A pull-based pipeline inverts control: calling eval(file) triggers check(file), which triggers parse(file), which triggers lex(file). Each stage runs only when needed and caches its result. This is the model Ori uses via Salsa.

The practical difference shows up during development. In a push-based compiler, changing one line forces a full recompile. In a pull-based compiler, lex(file) re-runs, but if the tokens are identical to the cached result (a whitespace-only change, say), every downstream stage returns its cached result immediately. This “early cutoff” behavior is the foundation of incremental compilation.

The Fork Point

Most compilers have a single pipeline ending in one backend. Ori’s pipeline forks after canonicalization: the same canonical IR feeds both the tree-walking interpreter (fast feedback during development) and the ARC/LLVM pipeline (native performance for production). This fork is the reason canonicalization exists as a separate stage — without it, desugaring and pattern compilation would need to be duplicated in both backends.

Pipeline Stages

1. Lexical Analysis (tokens query)

Input: SourceFile (source text) Output: TokenList

#[salsa::tracked]
pub fn tokens(db: &dyn Db, file: SourceFile) -> TokenList

The lexer converts source text into tokens:

"let x = 42"  →  [Let, Ident("x"), Eq, Int(42)]

Key characteristics:

  • Two-layer architecture: raw scanner (ori_lexer_core) + token cooking (ori_lexer)
  • String interning for identifiers
  • Handles duration literals (100ms), size literals (4kb)
  • No errors accumulated — invalid input becomes an Error token

Intermediate queries: The tokens() query is the top of a small query chain:

tokens_with_metadata(db, file) → LexOutput  (full output including comments/metadata)

lex_result(db, file) → LexResult            (tokens + errors, without metadata)

tokens(db, file) → TokenList                (just the token list)
lex_errors(db, file) → Vec<LexError>        (just the errors)
  • tokens_with_metadata() calls lex_with_comments() and preserves comment/trivia data for the formatter
  • lex_result() strips metadata from tokens_with_metadata() output
  • tokens() and lex_errors() extract their respective fields from lex_result()

This chain design means that a formatting-only consumer (which needs comments) and a compilation consumer (which doesn’t) share the same lex work via Salsa caching.

2. Parsing (parsed query)

Input: SourceFile (via tokens query) Output: ParseOutput { module: Module, arena: ExprArena, errors: Vec<ParseError> }

#[salsa::tracked]
pub fn parsed(db: &dyn Db, file: SourceFile) -> ParseOutput

The parser builds a flat AST using recursive descent:

tokens  →  Module {
              functions: [...],
              types: [...],
              tests: [...],
            }

Key characteristics:

  • Recursive descent with Pratt parsing for expressions
  • Error recovery via ParseOutcome enum and TokenSet synchronization
  • Arena allocation for expressions — all nodes indexed by ExprId
  • Accumulates errors (doesn’t stop at first error)

3. Type Checking (typed query)

Input: SourceFile (via parsed query) Output: TypeCheckResult { typed: TypedModule, error_guarantee: Option<ErrorGuaranteed> }

#[salsa::tracked]
pub fn typed(db: &dyn Db, file: SourceFile) -> TypeCheckResult

Type checking performs Hindley-Milner inference with constraint solving:

parsed AST  →  TypedModule {
                  expr_types: [Type for each ExprId],
                  errors: [...],
                }

Key characteristics:

  • Constraint-based inference via InferEngine
  • Unification with union-find and rank optimization
  • Pattern type checking and exhaustiveness preparation
  • Capability checking (uses declarations)
  • Some desugarings happen here: pipe (|>), comparison operators, for...yield

Side-channel query: typed_pool(db, file) -> Option<Arc<Pool>> provides access to the type Pool produced as a side effect of typed().

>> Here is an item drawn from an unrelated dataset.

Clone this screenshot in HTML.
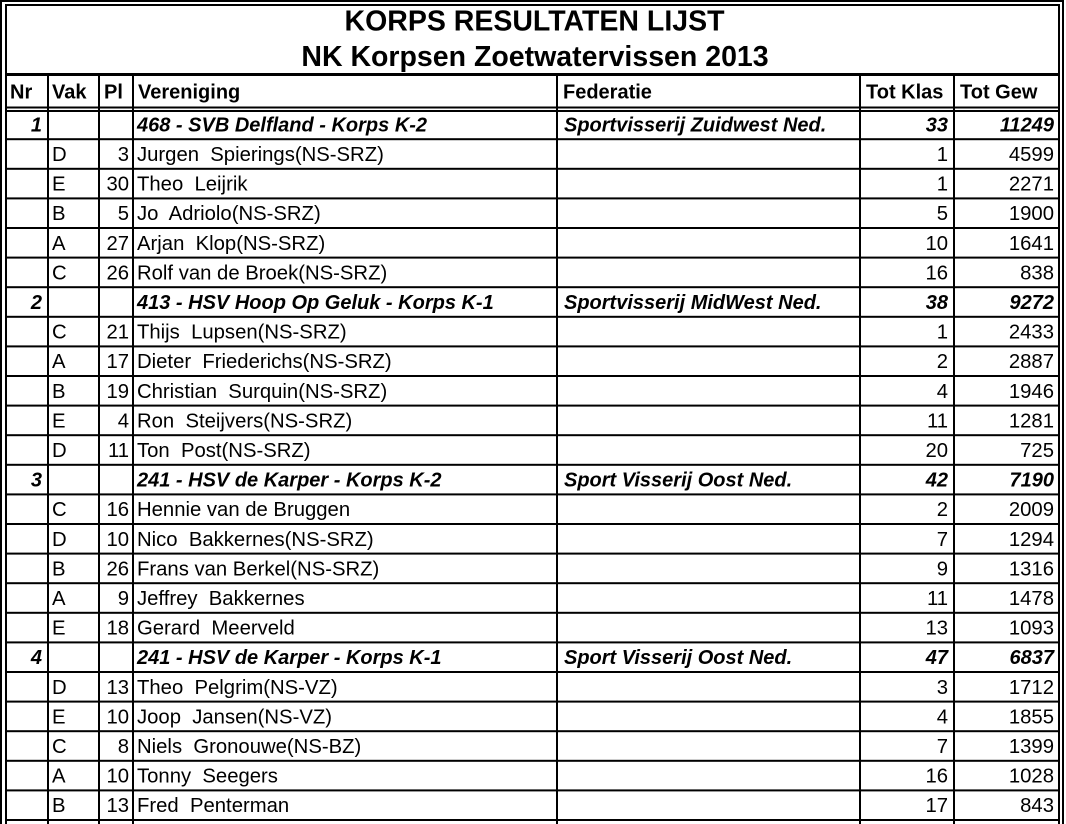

The Pool can’t satisfy Salsa’s Clone + Eq + Hash requirements, so it is stored in a session-scoped PoolCache rather than as a Salsa query output. Callers that need the Pool (error rendering, canonicalization, codegen) call typed() first, then typed_pool().

4. Canonicalization (independently cached)

Input: ParseOutput + TypeCheckResult + Pool Output: SharedCanonResult (Arc-wrapped CanonResult)

Canonicalization transforms the typed AST into sugar-free canonical IR:

let shared_canon = canonicalize_cached(db, file, parse_result, type_result, pool);

Key operations:

  • Desugaring: Named calls to positional, template literals to concatenation, spreads to method calls
  • Pattern compilation: Match patterns to decision trees (Maranget 2008 algorithm)
  • Constant folding: Compile-time expressions pre-evaluated into ConstantPool
  • Type attachment: Every CanNode carries its resolved type

Canonicalization is NOT a Salsa query, but it is independently cached via canonicalize_cached() in the session-scoped CanonCache. Multiple consumers share the same cached result: the evaluated() query, the check command (for pattern exhaustiveness), the test runner, and the LLVM backend. The cache is keyed by file path and stores SharedCanonResult values, so the canonical IR is computed once and shared across all consumers via Arc.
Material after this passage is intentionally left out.